Le projet de Cyber Resilience Act est désormais public. Ce texte vient achever le triptyque réglementaire aux côtés du Cyber Act et de NIS. Est-ce un pas vers la sécurité pour le grand public ?
Je l’espère en tout cas, car l’on voit que le levier réglementaire, en définissant des règles du jeu claires et contraignantes, est assez efficace pour renforcer la sécurité.

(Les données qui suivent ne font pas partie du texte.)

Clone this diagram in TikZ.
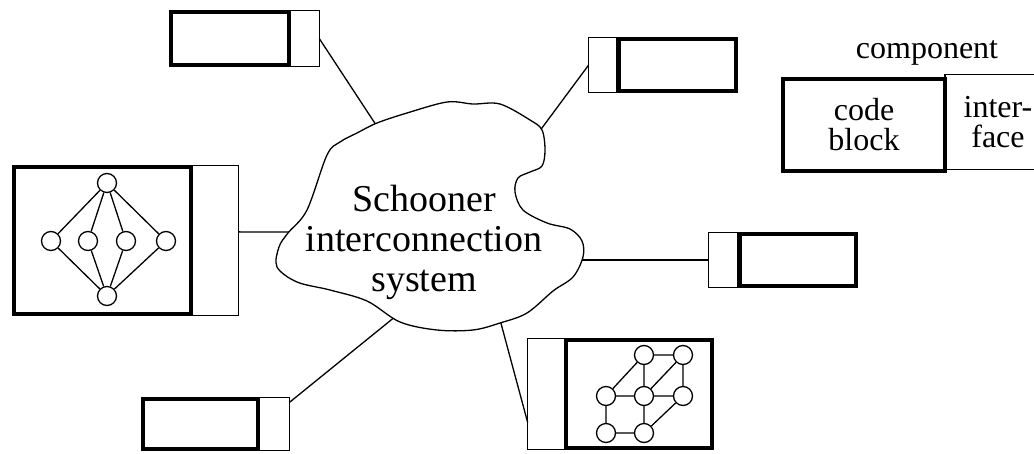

Il y a de très nombreuses initiatives qui vont voir le jour dans les prochains mois ou prochaines années, tant au niveau français (comme le CyberScore) qu’européen (les règlements européens DMA et DSA, l’Artificial Intelligence Act, le Data Governance Act et le Data Act, le nouveau règlement eIDAS, la NIS v2, le règlement sur les crypto-actifs MiCA, etc.).
Ces initiatives visent à mieux protéger les données des citoyens, à garantir la confiance dans les services numériques et à renforcer les exigences de sécurité pour les entreprises essentielles. C’est un volet désormais fondamental des politiques ESG (environnementales, sociales et de bonne gouvernance) qui sont devenues incontournables pour les entreprises et leur stratégie de développement. Toutes ces différentes initiatives vont dans le bon sens.